## TASK OBJECTIVE:
Read through the data and report every line in which the word "with" occurs.

^^^^

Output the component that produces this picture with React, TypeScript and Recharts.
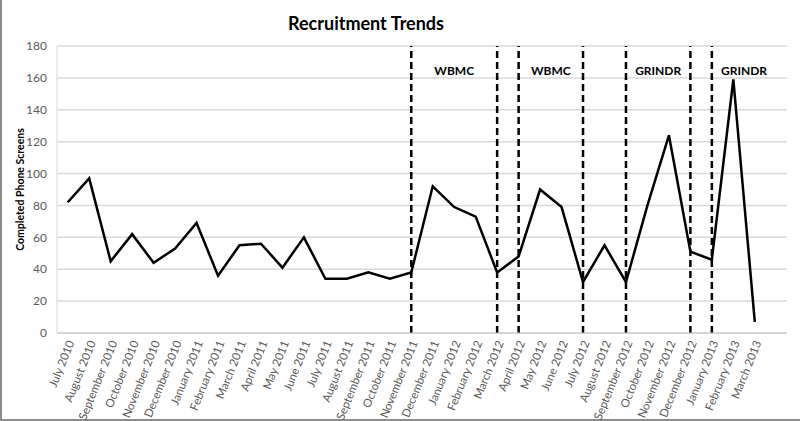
import React from "react";
import {
  LineChart,
  Line,
  XAxis,
  YAxis,
  CartesianGrid,
  ReferenceLine,
  ReferenceArea,
} from "recharts";

const months = [
  "July 2010", "August 2010", "September 2010", "October 2010", "November 2010", "December 2010",
  "January 2011", "February 2011", "March 2011", "April 2011", "May 2011", "June 2011",
  "July 2011", "August 2011", "September 2011", "October 2011", "November 2011", "December 2011",
  "January 2012", "February 2012", "March 2012", "April 2012", "May 2012", "June 2012",
  "July 2012", "August 2012", "September 2012", "October 2012", "November 2012", "December 2012",
  "January 2013", "February 2013", "March 2013", "April 2013",
];

// last category is an empty slot in the original axis
const screens: (number | null)[] = [
  82, 97, 45, 62, 44, 53, 69, 36, 55, 56, 41, 60,
  34, 34, 38, 34, 38, 92, 79, 73, 38, 48, 90, 79,
  32, 55, 32, 80, 124, 51, 46, 159, 7, null,
];

const yTicks = [0, 20, 40, 60, 80, 100, 120, 140, 160, 180];

const phaseLines = [
  "November 2011", "March 2012", "April 2012", "July 2012",
  "September 2012", "December 2012", "January 2013",
];

const campaigns = [
  { label: "WBMC", from: "November 2011", to: "March 2012" },
  { label: "WBMC", from: "April 2012", to: "July 2012" },
  { label: "GRINDR", from: "September 2012", to: "December 2012" },
  { label: "GRINDR", from: "January 2013", to: "April 2013" },
];

const data = months.map((month, i) => ({ month, screens: screens[i] }));

const FONT = "Lato, 'Open Sans', sans-serif";

function MonthTick(props: any) {
  const { x, y, payload } = props;
  if (payload.value === "April 2013") return null;
  return (
    <text
      transform={`translate(${x + 3},${y + 2}) rotate(-68)`}
      textAnchor="end"
      dy="0.35em"
      fontSize={11.5}
      fill="#595959"
      fontFamily={FONT}
    >
      {payload.value}
    </text>
  );
}

export default function App() {
  return (
    <div style={{ position: "absolute", left: 0, top: 0, width: 800, height: 421, background: "#fff", fontFamily: FONT }}>
      <div style={{ position: "absolute", left: 0, top: 0, width: 2, height: 421, background: "#8c8c8c" }} />
      <div style={{ position: "absolute", left: 0, top: 419, width: 800, height: 2, background: "#8c8c8c" }} />
      <div
        style={{
          position: "absolute",
          left: 266,
          width: 200,
          top: 12,
          textAlign: "center",
          fontWeight: 700,
          fontSize: 18,
          color: "#000",
        }}
      >
        Recruitment Trends
      </div>
      <LineChart
        width={800}
        height={421}
        data={data}
        margin={{ top: 46, right: 13, bottom: 0, left: 0 }}
        style={{ position: "absolute", left: 0, top: 0 }}
      >
        <CartesianGrid vertical={false} stroke="#d9d9d9" strokeWidth={1.5} />
        <XAxis
          dataKey="month"
          scale="band"
          interval={0}
          height={88}
          tickLine={false}
          stroke="#c8c8c8"
          tick={<MonthTick />}
          tickSize={6}
          tickMargin={0}
        />
        <YAxis
          width={57}
          domain={[0, 180]}
          ticks={yTicks}
          interval={0}
          tickLine={false}
          stroke="#d9d9d9"
          tickSize={6}
          tickMargin={4}
          tick={{ fontSize: 12, fill: "#595959", fontFamily: FONT }}
          label={{
            value: "Completed Phone Screens",
            angle: -90,
            position: "insideLeft",
            offset: 20,
            style: { textAnchor: "middle", fontSize: 10.5, fontWeight: 700, fill: "#000", fontFamily: FONT },
          }}
        />
        {phaseLines.map((m) => (
          <ReferenceLine key={m} x={m} stroke="#000" strokeWidth={2.5} strokeDasharray="7 4" />
        ))}
        {campaigns.map((c, i) => (
          <ReferenceArea
            key={i}
            x1={c.from}
            x2={c.to}
            fillOpacity={0}
            strokeOpacity={0}
            label={{
              value: c.label,
              position: "insideTop",
              offset: 20,
              style: { fontSize: 12, fontWeight: 700, fill: "#000", fontFamily: FONT },
            }}
          />
        ))}
        <Line
          type="linear"
          dataKey="screens"
          stroke="#000"
          strokeWidth={2.5}
          dot={false}
          isAnimationActive={false}
        />
      </LineChart>
    </div>
  );
}
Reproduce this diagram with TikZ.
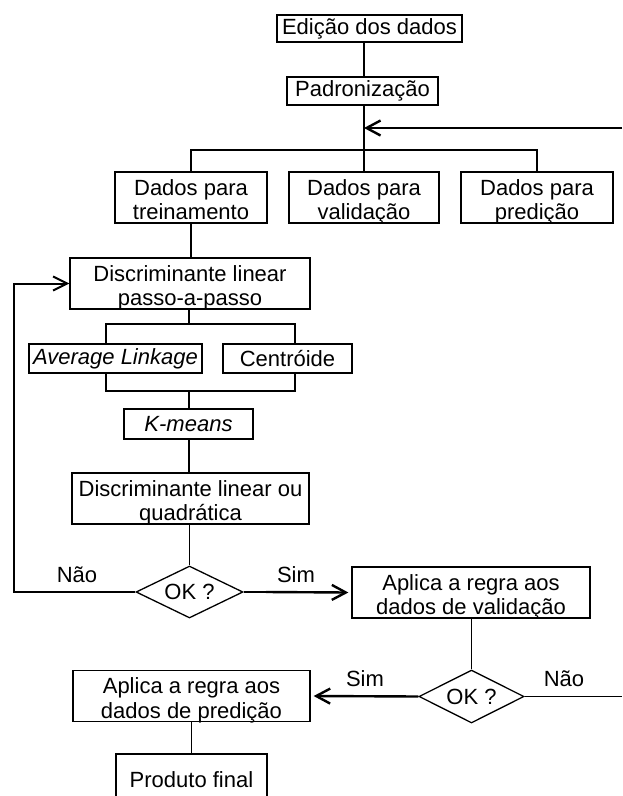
\documentclass[tikz,border=0pt]{standalone}
\usepackage{fontspec}
\setmainfont{Liberation Sans}
\usetikzlibrary{shapes.geometric,arrows.meta}
\newcommand{\fsz}{\fontsize{22}{24.5}\selectfont}
\tikzset{
  box/.style={draw, line width=1.3pt, inner sep=0pt, align=center, font=\fsz},
  twoline/.style={box, text height=46pt, text depth=2pt},
  dec/.style={draw, shape=diamond, shape aspect=2, line width=1.3pt, inner sep=0pt, font=\fsz},
  lbl/.style={inner sep=0pt, font=\fsz},
  conn/.style={line width=1.3pt},
  loopline/.style={line width=2pt, -{Straight Barb[length=14pt,width=14pt]}},
  bigarrow/.style={line width=2.4pt, -{Straight Barb[length=14pt,width=15pt]}},
}
\begin{document}
\begin{tikzpicture}[x=1pt,y=-1pt]
\useasboundingbox (0,0) rectangle (622,796);
% nodes
\node[box, minimum width=185, minimum height=27] (edicao) at (369.5,28.5) {Edição dos dados};
\node[box, minimum width=151, minimum height=28] (padr) at (362.5,91) {Padronização};
\node[twoline, minimum width=152, minimum height=51] (trein) at (191,197.5) {Dados para\\treinamento};
\node[twoline, minimum width=150, minimum height=51] (valid) at (364,197.5) {Dados para\\validação};
\node[twoline, minimum width=152, minimum height=51] (pred) at (537,197.5) {Dados para\\predição};
\node[twoline, minimum width=240, minimum height=51] (passo) at (190,283.5) {Discriminante linear\\passo-a-passo};
\node[box, minimum width=173, minimum height=29] (avg) at (115.5,358.5) {\itshape Average Linkage};
\node[box, minimum width=129, minimum height=29] (cent) at (287.5,358.5) {Centróide};
\node[box, minimum width=129, minimum height=30] (kmeans) at (188.5,424) {\itshape K-means};
\node[twoline, minimum width=237, minimum height=51] (quad) at (190.5,498.5) {Discriminante linear ou\\quadrática};
\node[dec, minimum width=107, minimum height=52] (ok1) at (189.5,592) {OK ?};
\node[twoline, minimum width=238, minimum height=51] (aplval) at (471,592.5) {Aplica a regra aos\\dados de validação};
\node[dec, minimum width=105, minimum height=53] (ok2) at (471.5,696.5) {OK ?};
\node[twoline, minimum width=237, minimum height=51] (aplpred) at (191.5,696) {Aplica a regra aos\\dados de predição};
\node[box, minimum width=151, minimum height=52] (prod) at (191.5,780) {Produto final};
% labels
\node[lbl] (nao1) at (77,575) {Não};
\node[lbl] (sim1) at (296,575) {Sim};
\node[lbl] (sim2) at (365,679) {Sim};
\node[lbl] (nao2) at (564,679) {Não};
% coordinates
\coordinate (sp) at (364,0);
\coordinate (b1) at (364,150);
\coordinate (rin) at (622,128);
\coordinate (b2) at (189,324);
\coordinate (al) at (106,324);
\coordinate (ar) at (295,324);
\coordinate (b3) at (189,391);
\coordinate (lp) at (14,0);
\coordinate (c1) at (266,592);
\coordinate (rout) at (622,696.5);
% connectors
\draw[conn] (sp |- edicao.south) -- (sp |- padr.north);
\draw[conn] (sp |- padr.south) -- (valid.north);
\draw[conn] (trein.north) -- (trein.north |- b1) -- (pred.north |- b1) -- (pred.north);
\draw[bigarrow] (rin) -- (sp |- rin);
\draw[conn] (trein.south) -- (trein.south |- passo.north);
\draw[conn] (b2 |- passo.south) -- (b2);
\draw[conn] (al |- avg.north) -- (al) -- (ar) -- (ar |- cent.north);
\draw[conn] (al |- avg.south) -- (al |- b3) -- (ar |- b3) -- (ar |- cent.south);
\draw[conn] (b3) -- (b3 |- kmeans.north);
\draw[conn] (b3 |- kmeans.south) -- (b3 |- quad.north);
\draw[conn] (ok1.north |- quad.south) -- (ok1.north);
\draw[loopline] (ok1.west) -| (lp |- passo.west) -- (passo.west);
\draw[conn] (ok1.east) -- (c1);
\draw[bigarrow] (c1) -- ([xshift=-3pt]aplval.west);
\draw[conn] (ok2.north |- aplval.south) -- (ok2.north);
\draw[conn] (ok2.east) -- (rout);
\draw[bigarrow] (ok2.west) -- ([xshift=3pt]aplpred.east);
\draw[conn] (aplpred.south) -- (prod.north);
\end{tikzpicture}
\end{document}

^^^^

## RESPONSE TO THIS TASK:
Output the component that produces this picture with React, TypeScript and Recharts.
Reproduce this diagram with TikZ.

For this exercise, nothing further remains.